-- Start DATA FOR THIS TASK --

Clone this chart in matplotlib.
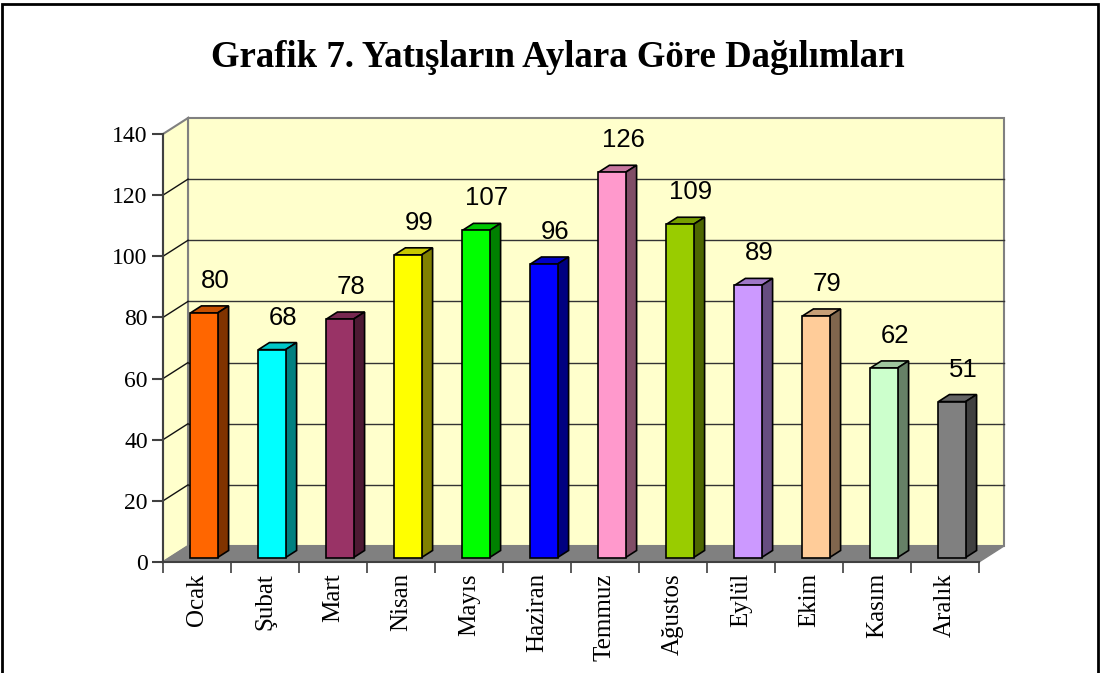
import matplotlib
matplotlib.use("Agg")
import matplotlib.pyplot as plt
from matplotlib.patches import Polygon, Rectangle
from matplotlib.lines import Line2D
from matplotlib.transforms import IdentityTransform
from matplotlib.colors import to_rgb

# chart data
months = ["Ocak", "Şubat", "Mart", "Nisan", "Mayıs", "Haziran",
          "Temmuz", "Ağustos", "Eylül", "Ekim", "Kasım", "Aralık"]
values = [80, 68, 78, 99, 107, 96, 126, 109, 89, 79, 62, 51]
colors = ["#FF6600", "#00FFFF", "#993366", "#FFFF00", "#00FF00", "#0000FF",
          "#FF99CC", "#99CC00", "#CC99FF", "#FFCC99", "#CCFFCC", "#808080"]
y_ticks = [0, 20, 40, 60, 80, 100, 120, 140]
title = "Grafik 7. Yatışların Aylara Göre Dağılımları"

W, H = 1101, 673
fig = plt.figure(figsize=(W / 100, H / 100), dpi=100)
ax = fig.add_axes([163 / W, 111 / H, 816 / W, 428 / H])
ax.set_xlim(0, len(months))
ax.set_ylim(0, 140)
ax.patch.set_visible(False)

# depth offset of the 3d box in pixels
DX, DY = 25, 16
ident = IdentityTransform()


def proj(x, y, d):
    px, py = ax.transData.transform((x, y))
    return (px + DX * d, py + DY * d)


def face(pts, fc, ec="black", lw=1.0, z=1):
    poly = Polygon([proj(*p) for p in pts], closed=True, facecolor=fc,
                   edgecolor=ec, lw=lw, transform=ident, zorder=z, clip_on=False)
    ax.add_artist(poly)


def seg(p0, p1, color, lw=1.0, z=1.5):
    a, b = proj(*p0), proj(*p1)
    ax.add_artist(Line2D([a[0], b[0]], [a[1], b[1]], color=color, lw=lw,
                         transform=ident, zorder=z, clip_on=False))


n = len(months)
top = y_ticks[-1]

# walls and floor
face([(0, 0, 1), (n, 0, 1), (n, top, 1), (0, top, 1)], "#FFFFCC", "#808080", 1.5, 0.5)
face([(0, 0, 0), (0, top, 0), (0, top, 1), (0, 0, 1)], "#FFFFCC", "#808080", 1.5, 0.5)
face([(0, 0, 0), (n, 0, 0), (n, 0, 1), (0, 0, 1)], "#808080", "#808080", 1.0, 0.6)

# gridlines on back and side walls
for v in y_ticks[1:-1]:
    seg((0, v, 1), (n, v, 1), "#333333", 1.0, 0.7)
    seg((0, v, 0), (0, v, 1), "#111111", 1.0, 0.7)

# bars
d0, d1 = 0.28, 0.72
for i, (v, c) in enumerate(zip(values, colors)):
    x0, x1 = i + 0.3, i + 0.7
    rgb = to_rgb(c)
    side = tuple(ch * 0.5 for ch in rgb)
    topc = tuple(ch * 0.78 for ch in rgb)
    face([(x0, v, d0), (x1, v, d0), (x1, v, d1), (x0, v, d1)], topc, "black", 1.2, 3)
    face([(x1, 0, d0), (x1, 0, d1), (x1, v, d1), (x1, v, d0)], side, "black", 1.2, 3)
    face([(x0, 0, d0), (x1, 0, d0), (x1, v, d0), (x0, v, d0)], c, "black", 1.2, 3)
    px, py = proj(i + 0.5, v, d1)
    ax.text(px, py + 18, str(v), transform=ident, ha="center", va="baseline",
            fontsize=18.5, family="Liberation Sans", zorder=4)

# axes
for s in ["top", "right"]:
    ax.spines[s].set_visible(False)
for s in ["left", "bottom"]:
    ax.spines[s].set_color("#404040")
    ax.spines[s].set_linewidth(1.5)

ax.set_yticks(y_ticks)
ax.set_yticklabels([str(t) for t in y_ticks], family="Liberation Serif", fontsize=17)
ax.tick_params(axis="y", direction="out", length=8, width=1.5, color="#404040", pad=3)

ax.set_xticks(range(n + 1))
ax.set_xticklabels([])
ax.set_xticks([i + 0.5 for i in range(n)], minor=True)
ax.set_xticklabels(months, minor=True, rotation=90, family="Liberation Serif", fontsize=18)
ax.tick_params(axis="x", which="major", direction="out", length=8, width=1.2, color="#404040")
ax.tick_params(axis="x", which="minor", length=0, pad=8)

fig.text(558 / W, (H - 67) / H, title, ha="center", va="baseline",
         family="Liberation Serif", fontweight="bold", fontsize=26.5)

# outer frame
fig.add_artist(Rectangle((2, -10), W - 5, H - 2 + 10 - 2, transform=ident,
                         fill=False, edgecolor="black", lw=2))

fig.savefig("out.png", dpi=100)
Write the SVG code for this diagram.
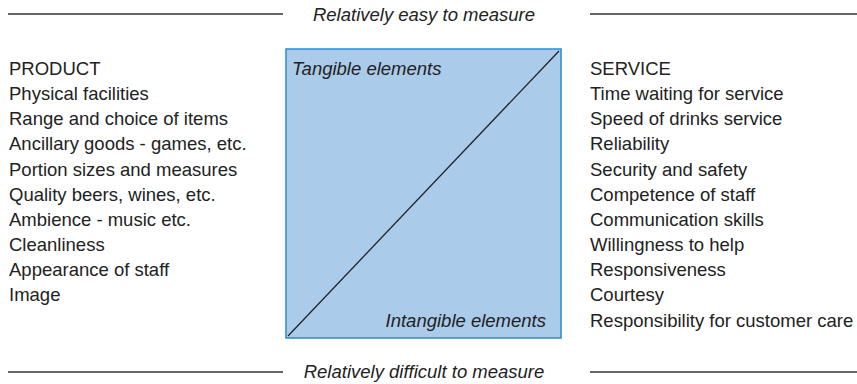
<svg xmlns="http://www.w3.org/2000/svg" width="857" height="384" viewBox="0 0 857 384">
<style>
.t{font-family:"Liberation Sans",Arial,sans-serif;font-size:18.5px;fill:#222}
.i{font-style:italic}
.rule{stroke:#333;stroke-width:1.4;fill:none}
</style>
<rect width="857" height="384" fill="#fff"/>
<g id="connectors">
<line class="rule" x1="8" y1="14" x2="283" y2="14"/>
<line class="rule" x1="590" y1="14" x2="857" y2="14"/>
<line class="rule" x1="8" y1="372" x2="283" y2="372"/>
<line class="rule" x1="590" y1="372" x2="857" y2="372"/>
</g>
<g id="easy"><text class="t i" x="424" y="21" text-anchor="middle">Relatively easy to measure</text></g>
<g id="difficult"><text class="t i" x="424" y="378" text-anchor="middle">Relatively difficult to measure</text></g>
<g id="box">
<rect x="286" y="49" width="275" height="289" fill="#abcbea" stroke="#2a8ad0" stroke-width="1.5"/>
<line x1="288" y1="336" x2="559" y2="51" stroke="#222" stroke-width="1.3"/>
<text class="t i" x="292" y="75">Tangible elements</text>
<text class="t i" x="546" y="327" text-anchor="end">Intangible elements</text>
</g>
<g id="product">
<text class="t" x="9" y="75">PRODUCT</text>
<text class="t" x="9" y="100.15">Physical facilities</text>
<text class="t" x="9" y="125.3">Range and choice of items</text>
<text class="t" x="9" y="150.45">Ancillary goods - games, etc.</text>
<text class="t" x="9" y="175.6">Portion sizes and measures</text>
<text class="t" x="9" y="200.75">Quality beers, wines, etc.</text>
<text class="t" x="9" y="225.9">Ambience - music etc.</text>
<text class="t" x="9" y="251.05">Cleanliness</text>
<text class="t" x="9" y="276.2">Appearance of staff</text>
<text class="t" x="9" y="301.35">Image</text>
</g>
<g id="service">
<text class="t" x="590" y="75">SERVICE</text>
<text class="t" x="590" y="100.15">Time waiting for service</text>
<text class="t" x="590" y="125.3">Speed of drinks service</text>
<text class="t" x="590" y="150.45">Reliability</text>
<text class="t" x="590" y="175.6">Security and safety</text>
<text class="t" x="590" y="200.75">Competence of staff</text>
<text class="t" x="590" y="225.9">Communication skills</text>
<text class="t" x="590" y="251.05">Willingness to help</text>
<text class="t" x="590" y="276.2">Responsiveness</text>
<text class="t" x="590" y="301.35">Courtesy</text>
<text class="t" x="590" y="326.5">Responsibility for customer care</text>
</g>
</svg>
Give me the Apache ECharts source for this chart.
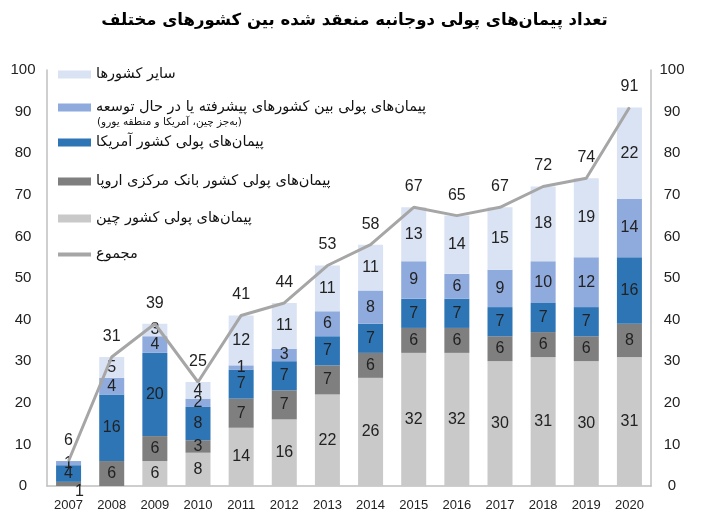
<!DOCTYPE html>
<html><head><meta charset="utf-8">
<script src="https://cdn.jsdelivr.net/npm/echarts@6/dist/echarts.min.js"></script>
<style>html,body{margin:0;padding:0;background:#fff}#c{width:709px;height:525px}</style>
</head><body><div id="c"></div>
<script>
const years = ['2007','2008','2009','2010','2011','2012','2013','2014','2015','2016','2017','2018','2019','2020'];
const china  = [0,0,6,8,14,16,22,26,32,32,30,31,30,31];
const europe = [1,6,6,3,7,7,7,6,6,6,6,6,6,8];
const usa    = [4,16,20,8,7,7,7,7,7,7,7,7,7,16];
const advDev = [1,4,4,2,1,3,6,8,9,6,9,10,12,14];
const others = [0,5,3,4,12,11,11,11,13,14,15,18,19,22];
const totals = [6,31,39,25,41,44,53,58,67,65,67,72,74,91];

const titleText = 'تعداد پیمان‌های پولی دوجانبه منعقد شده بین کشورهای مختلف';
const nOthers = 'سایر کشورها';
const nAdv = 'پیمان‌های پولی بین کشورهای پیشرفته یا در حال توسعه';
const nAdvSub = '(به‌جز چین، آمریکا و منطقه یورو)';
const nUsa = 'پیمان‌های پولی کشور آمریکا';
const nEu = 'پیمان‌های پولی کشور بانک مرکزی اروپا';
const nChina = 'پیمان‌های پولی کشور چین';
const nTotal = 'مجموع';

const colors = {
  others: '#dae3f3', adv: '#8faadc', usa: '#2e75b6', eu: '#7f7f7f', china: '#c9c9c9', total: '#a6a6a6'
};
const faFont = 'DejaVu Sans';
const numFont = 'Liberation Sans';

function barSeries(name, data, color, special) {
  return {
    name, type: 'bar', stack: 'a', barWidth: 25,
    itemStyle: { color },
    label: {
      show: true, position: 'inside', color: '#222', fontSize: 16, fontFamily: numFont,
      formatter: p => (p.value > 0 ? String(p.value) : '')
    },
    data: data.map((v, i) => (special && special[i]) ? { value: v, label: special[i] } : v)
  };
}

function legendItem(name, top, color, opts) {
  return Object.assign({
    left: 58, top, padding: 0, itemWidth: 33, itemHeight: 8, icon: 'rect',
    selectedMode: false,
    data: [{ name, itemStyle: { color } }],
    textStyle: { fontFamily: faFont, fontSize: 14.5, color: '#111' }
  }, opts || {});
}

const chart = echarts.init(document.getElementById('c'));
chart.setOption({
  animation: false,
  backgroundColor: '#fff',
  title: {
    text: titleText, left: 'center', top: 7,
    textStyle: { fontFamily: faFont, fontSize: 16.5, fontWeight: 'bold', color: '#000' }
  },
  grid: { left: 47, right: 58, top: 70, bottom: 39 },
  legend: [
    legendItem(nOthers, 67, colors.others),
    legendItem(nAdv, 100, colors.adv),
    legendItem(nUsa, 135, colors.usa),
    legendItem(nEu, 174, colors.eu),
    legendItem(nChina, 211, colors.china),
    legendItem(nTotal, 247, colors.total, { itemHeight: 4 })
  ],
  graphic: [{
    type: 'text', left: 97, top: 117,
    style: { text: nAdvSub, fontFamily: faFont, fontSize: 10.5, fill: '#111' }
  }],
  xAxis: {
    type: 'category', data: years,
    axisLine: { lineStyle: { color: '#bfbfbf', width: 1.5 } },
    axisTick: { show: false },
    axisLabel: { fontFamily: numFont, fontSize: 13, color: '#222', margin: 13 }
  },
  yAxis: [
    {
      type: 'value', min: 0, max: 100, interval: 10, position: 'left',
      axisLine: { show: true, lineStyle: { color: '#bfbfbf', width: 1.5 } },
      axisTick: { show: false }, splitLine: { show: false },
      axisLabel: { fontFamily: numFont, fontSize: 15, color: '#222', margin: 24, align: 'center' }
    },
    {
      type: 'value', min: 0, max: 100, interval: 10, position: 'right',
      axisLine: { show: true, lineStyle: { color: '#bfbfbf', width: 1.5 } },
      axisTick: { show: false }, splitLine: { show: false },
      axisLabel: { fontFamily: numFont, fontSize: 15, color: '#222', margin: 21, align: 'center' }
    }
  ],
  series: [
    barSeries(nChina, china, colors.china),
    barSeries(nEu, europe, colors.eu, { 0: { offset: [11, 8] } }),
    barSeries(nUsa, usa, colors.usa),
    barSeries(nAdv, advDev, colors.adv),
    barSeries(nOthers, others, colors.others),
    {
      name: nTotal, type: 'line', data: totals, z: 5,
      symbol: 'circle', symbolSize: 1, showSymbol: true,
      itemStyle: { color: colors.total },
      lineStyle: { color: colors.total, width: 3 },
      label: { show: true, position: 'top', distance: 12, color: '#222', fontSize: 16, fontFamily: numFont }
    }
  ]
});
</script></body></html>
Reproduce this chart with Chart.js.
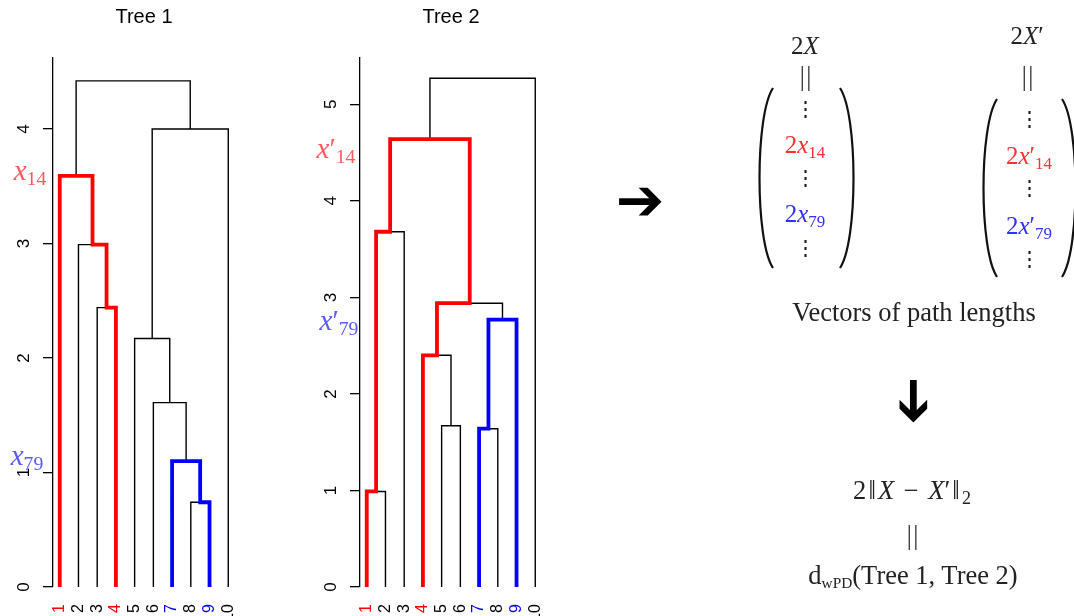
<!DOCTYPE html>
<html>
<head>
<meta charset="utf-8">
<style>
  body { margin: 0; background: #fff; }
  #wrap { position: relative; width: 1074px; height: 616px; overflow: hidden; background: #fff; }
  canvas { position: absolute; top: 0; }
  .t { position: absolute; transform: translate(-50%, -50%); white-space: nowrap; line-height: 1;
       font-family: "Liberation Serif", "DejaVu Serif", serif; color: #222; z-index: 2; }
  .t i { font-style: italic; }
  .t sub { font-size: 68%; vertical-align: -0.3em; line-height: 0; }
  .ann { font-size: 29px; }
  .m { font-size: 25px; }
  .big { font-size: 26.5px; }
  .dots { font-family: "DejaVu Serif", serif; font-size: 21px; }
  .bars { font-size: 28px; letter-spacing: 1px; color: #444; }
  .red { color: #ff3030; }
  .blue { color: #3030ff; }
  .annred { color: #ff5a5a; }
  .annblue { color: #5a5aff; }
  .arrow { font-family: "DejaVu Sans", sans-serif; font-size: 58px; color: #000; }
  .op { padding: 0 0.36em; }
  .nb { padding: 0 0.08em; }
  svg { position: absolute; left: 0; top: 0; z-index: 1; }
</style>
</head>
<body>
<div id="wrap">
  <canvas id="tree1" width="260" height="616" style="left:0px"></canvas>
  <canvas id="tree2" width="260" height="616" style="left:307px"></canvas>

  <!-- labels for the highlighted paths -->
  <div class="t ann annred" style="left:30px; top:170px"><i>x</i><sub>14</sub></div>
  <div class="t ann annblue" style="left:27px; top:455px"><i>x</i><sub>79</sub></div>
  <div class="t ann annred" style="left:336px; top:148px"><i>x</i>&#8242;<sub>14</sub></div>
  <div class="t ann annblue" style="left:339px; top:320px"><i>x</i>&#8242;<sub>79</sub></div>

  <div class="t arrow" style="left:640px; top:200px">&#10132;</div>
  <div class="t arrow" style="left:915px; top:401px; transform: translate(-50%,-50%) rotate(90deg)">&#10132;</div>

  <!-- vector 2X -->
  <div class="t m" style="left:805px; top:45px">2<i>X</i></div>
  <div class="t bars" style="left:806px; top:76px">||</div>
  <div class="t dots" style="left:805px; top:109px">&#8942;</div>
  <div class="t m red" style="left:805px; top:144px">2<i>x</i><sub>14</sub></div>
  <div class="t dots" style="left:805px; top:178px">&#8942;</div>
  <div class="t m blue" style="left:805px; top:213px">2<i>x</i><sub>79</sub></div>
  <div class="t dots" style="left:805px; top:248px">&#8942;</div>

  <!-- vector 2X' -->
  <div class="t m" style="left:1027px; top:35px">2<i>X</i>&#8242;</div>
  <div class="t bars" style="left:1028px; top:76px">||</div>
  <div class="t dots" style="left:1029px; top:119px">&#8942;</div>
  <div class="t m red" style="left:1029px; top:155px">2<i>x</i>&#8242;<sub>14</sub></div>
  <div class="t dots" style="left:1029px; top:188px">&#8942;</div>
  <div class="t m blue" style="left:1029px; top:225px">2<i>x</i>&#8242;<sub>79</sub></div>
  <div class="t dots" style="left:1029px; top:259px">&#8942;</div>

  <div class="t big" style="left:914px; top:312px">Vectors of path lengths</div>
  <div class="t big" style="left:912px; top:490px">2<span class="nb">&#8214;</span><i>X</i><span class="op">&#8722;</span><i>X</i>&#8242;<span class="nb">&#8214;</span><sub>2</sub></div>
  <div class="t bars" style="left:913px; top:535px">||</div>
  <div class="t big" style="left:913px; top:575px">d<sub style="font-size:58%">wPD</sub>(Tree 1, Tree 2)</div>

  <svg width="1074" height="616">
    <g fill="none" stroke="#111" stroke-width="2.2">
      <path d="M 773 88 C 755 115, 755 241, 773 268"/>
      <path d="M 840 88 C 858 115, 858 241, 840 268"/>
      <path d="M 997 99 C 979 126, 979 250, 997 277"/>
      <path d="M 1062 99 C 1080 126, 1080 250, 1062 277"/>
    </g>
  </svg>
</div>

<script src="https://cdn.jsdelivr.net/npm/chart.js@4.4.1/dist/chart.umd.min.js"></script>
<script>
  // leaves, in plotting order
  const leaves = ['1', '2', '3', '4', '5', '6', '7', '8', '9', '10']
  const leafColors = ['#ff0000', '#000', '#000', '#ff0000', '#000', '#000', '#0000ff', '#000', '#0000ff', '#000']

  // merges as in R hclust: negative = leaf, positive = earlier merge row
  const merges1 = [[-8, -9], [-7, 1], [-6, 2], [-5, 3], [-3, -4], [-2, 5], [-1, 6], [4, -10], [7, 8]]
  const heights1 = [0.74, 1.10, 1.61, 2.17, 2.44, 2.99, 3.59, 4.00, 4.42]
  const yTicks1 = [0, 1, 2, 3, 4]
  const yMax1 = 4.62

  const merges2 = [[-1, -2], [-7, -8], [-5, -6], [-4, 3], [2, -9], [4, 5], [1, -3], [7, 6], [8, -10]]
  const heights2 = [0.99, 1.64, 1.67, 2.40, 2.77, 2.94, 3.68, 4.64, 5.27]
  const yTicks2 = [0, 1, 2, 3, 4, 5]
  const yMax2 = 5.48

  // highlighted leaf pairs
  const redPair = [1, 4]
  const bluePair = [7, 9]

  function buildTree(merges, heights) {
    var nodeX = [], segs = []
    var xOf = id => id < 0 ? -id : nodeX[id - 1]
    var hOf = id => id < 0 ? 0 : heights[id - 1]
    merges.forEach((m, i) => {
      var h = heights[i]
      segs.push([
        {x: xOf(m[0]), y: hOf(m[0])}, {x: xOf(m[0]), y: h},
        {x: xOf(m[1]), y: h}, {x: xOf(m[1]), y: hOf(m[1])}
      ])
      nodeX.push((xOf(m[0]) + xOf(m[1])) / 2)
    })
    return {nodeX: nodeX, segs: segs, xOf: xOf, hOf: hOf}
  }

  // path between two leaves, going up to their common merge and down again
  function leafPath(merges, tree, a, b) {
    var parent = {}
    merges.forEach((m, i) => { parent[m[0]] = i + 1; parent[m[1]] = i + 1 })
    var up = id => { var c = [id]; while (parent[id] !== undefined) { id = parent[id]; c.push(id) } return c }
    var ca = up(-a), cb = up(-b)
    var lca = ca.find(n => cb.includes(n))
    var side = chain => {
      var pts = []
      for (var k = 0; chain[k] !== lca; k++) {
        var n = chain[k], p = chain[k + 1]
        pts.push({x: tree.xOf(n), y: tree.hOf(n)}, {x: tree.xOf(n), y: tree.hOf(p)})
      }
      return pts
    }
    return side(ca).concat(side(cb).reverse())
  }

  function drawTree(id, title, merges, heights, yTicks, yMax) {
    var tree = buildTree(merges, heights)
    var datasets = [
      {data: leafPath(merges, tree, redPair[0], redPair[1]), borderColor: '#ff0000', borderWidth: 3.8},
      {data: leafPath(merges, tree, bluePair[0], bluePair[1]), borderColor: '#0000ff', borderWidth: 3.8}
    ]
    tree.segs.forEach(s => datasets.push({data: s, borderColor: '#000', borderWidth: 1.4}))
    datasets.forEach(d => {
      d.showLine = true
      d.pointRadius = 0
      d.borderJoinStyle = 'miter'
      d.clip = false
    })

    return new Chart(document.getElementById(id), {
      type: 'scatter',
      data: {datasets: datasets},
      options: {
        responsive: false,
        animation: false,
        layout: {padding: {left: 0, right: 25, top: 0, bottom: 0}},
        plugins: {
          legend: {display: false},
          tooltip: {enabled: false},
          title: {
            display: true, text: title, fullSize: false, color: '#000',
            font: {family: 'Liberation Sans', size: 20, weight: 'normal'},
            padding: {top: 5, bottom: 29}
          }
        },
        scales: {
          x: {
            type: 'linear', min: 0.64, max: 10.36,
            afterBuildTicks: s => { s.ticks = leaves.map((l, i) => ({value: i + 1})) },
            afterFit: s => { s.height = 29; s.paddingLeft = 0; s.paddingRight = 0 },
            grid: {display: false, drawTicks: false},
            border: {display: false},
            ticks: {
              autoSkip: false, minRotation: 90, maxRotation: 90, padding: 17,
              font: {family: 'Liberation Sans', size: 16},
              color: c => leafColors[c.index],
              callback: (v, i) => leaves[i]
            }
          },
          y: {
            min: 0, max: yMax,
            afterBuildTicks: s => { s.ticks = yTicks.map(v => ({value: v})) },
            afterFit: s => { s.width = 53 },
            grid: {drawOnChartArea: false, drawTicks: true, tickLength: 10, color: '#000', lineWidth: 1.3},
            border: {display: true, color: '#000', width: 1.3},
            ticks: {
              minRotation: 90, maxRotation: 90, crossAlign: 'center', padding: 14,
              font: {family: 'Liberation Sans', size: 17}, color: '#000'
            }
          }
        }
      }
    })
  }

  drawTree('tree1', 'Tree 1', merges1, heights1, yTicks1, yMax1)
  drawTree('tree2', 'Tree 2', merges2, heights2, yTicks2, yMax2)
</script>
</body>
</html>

-- End DATA FOR THIS TASK --

__GIVEN TASK__: Without the pictures, copy the entries from their first line through the line containing "top = y_ticks[-1]", and only those lines.

__ANSWER__:
Clone this chart in matplotlib.
import matplotlib
matplotlib.use("Agg")
import matplotlib.pyplot as plt
from matplotlib.patches import Polygon, Rectangle
from matplotlib.lines import Line2D
from matplotlib.transforms import IdentityTransform
from matplotlib.colors import to_rgb

# chart data
months = ["Ocak", "Şubat", "Mart", "Nisan", "Mayıs", "Haziran",
          "Temmuz", "Ağustos", "Eylül", "Ekim", "Kasım", "Aralık"]
values = [80, 68, 78, 99, 107, 96, 126, 109, 89, 79, 62, 51]
colors = ["#FF6600", "#00FFFF", "#993366", "#FFFF00", "#00FF00", "#0000FF",
          "#FF99CC", "#99CC00", "#CC99FF", "#FFCC99", "#CCFFCC", "#808080"]
y_ticks = [0, 20, 40, 60, 80, 100, 120, 140]
title = "Grafik 7. Yatışların Aylara Göre Dağılımları"

W, H = 1101, 673
fig = plt.figure(figsize=(W / 100, H / 100), dpi=100)
ax = fig.add_axes([163 / W, 111 / H, 816 / W, 428 / H])
ax.set_xlim(0, len(months))
ax.set_ylim(0, 140)
ax.patch.set_visible(False)

# depth offset of the 3d box in pixels
DX, DY = 25, 16
ident = IdentityTransform()


def proj(x, y, d):
    px, py = ax.transData.transform((x, y))
    return (px + DX * d, py + DY * d)


def face(pts, fc, ec="black", lw=1.0, z=1):
    poly = Polygon([proj(*p) for p in pts], closed=True, facecolor=fc,
                   edgecolor=ec, lw=lw, transform=ident, zorder=z, clip_on=False)
    ax.add_artist(poly)


def seg(p0, p1, color, lw=1.0, z=1.5):
    a, b = proj(*p0), proj(*p1)
    ax.add_artist(Line2D([a[0], b[0]], [a[1], b[1]], color=color, lw=lw,
                         transform=ident, zorder=z, clip_on=False))


n = len(months)
top = y_ticks[-1]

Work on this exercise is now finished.